Dalle figure letterarie ai contesti sociali moderni, un viaggio nel coraggio femminile che la società continua troppo spesso a ignorare.
Una settimana simbolica
Il 25 novembre, data della Giornata internazionale per l’eliminazione della violenza sulle donne, sono iniziati i “16 giorni di attivismo contro la violenza di genere” atti a promuovere la prevenzione e l’eradicazione di tutte le forme di violenza contro le donne e le ragazze. Quella appena trascorsa è stata la settimana delicata dedicata alla lotta contro la violenza sulle donne. Un momento simbolico che riporta al centro dell’attenzione una lunga e faticosa strada verso l’emancipazione femminile. Una strada che attraversa secoli di storia e lotte, troppo spesso costellata da episodi drammatici che colpiscono ancora oggi la condizione femminile. La parità di genere, pur scritta nelle leggi e declamata nei discorsi, resta spesso un concetto fragile, tradito nei fatti.

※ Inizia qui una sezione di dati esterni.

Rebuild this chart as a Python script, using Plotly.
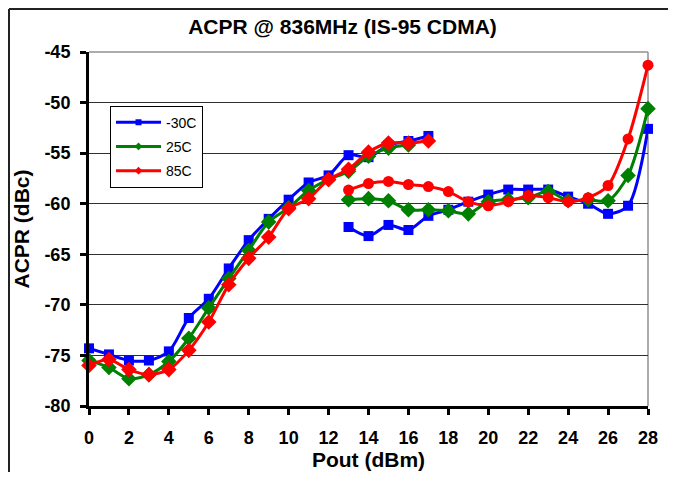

L’intelligenza di Eva e il peso di Adamo

Nella storia dell’umanità emerge sempre un tratto distintivo della “compagna di Adamo”: l’intelligenza intuitiva di ogni donna, quella capacità di leggere il mondo dove l’uomo, talvolta, si ferma davanti a contrapposizioni discutibili, conflitti inutili o dinamiche di potere che incidono sugli equilibri sociali ed economici. La donna, nei secoli, ha spesso rappresentato l’alternativa silenziosa, la soluzione non considerata, la forza che non ha bisogno di rumore per manifestarsi.

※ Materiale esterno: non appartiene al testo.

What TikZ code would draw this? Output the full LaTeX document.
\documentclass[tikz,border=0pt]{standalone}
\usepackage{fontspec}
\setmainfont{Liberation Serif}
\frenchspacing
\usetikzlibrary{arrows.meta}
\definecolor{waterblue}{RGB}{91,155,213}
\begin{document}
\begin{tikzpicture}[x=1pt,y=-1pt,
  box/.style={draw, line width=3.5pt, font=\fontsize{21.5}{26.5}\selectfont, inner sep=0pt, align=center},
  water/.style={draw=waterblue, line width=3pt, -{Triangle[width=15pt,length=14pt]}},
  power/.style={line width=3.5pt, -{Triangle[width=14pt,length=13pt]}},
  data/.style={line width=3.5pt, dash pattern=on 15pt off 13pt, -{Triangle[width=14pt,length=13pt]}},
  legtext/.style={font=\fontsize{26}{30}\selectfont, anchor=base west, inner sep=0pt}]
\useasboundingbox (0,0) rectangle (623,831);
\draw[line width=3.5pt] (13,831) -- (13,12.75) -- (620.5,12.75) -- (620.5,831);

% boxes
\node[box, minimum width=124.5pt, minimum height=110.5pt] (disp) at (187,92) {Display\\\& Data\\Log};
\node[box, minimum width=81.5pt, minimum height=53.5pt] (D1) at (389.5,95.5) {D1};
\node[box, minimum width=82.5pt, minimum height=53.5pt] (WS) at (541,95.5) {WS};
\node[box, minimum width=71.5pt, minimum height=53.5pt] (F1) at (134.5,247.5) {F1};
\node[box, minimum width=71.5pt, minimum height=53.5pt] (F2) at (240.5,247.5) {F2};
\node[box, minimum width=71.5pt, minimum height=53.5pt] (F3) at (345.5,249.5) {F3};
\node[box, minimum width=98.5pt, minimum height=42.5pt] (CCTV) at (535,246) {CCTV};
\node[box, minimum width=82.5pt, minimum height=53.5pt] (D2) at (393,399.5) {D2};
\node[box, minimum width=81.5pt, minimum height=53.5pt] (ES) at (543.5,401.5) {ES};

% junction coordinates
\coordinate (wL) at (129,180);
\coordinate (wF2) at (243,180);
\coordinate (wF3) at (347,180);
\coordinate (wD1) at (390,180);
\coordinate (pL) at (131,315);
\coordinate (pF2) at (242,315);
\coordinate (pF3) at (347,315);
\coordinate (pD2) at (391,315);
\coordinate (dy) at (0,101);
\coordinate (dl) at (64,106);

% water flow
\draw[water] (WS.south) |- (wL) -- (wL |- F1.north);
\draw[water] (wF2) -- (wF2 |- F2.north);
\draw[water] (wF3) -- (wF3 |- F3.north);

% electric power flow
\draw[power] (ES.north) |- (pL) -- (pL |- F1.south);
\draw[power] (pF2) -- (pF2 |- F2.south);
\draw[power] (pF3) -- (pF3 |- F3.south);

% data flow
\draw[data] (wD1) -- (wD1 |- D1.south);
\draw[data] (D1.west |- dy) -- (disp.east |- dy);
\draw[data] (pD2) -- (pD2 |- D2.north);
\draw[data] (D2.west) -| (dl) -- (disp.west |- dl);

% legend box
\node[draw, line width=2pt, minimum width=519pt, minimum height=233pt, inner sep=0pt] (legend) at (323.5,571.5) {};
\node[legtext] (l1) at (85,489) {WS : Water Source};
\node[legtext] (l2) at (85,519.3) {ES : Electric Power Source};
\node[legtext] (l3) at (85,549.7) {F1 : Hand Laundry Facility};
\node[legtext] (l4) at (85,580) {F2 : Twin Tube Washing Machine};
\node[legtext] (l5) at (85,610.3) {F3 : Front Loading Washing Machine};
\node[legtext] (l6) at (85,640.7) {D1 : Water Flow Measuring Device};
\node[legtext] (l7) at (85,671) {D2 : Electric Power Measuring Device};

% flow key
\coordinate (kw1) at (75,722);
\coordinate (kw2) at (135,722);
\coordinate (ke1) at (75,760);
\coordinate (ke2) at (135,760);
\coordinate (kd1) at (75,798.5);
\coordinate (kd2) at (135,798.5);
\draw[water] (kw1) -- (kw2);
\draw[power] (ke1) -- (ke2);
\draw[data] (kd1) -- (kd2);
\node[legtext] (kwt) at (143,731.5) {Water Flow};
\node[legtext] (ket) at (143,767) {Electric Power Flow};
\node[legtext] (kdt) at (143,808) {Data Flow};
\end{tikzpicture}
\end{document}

Donne tra forza e fragilità nella letteratura
Le figure letterarie offrono uno specchio profondo di questa complessità. C’è la Gertrude de I Promessi Sposi, costretta a un destino monacale, simbolo di una fragilità che diventa resistenza interiore. C’è Mirandolina, la locandiera di Goldoni, donna vivace e autonoma, capace di dominare un universo arcaico e maschile che la sottovaluta.

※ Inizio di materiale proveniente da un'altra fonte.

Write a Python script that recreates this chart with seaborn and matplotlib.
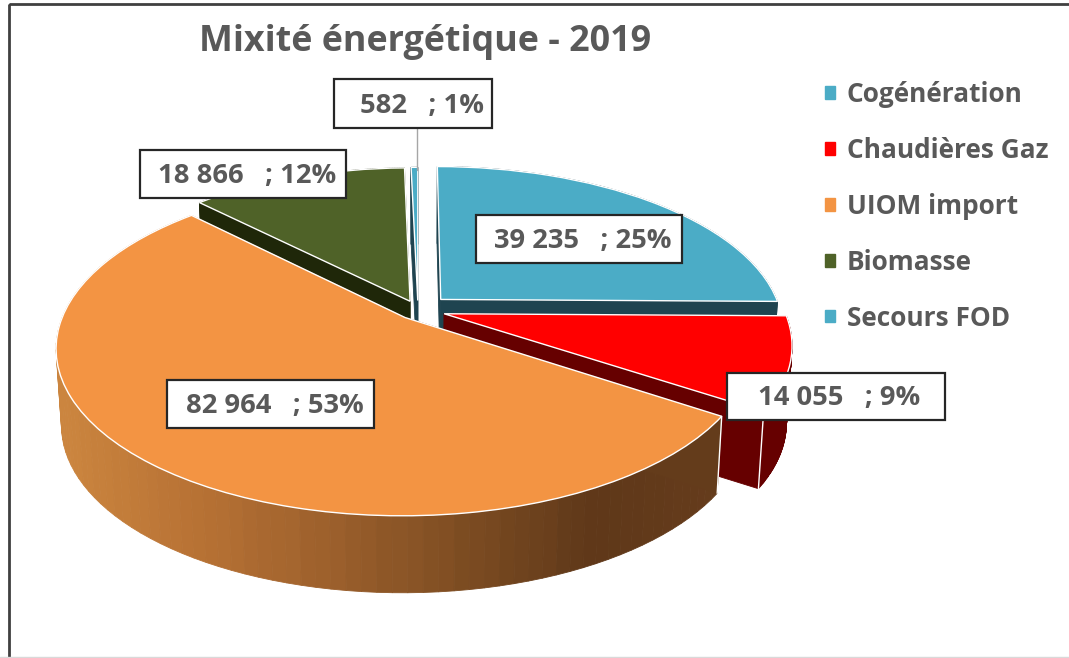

E poi c’è una delle figure femminili più forti del Novecento partenopeo: Assunta Spina, immaginata da Matilde Serao, che scriveva: «Le donne trovano sempre la forza di rialzarsi, anche quando la vita sembra non lasciar loro scampo.» Un concetto che descrive perfettamente il dramma e il coraggio di un personaggio che porta sulle spalle la violenza degli uomini e il peso della società, senza perdere comunque mai la sua dignità.
Ribellioni necessarie
La forza ribelle e intima di Nora, la donna di Ibsen che nella Casa di bambola ha il coraggio di chiudere la porta di casa per aprire quella della sua libertà. Il gesto più rivoluzionario del teatro moderno, un atto che ancora oggi pone interrogativi sulla capacità delle donne di liberarsi dalle gabbie sociali. E ancora la forza tragica descritta da Emily Brontë, quella resistenza estrema che accompagna alcune figure femminili fino all’ultimo respiro, trasformando il dolore in un testamento morale.
Oltre le celebrazioni: la forza è quotidiana
La forza femminile attraversa i secoli, ma rischia di essere banalizzata da celebrazioni che, se svuotate di contenuti, possono apparire come il tentativo di rispondere a un obbligo morale più che a una reale volontà di cambiamento. Le manifestazioni hanno senso solo se non diventano passerelle o riti di circostanza. La questione di fondo resta una: ogni donna possiede una forza propria, irriducibile e unica. Va riconosciuta, tutelata, rispettata. Non violata. Non spiegata agli uomini. Non giudicata.
La vera emancipazione non si celebra un giorno all’anno. Si pratica. Ogni giorno.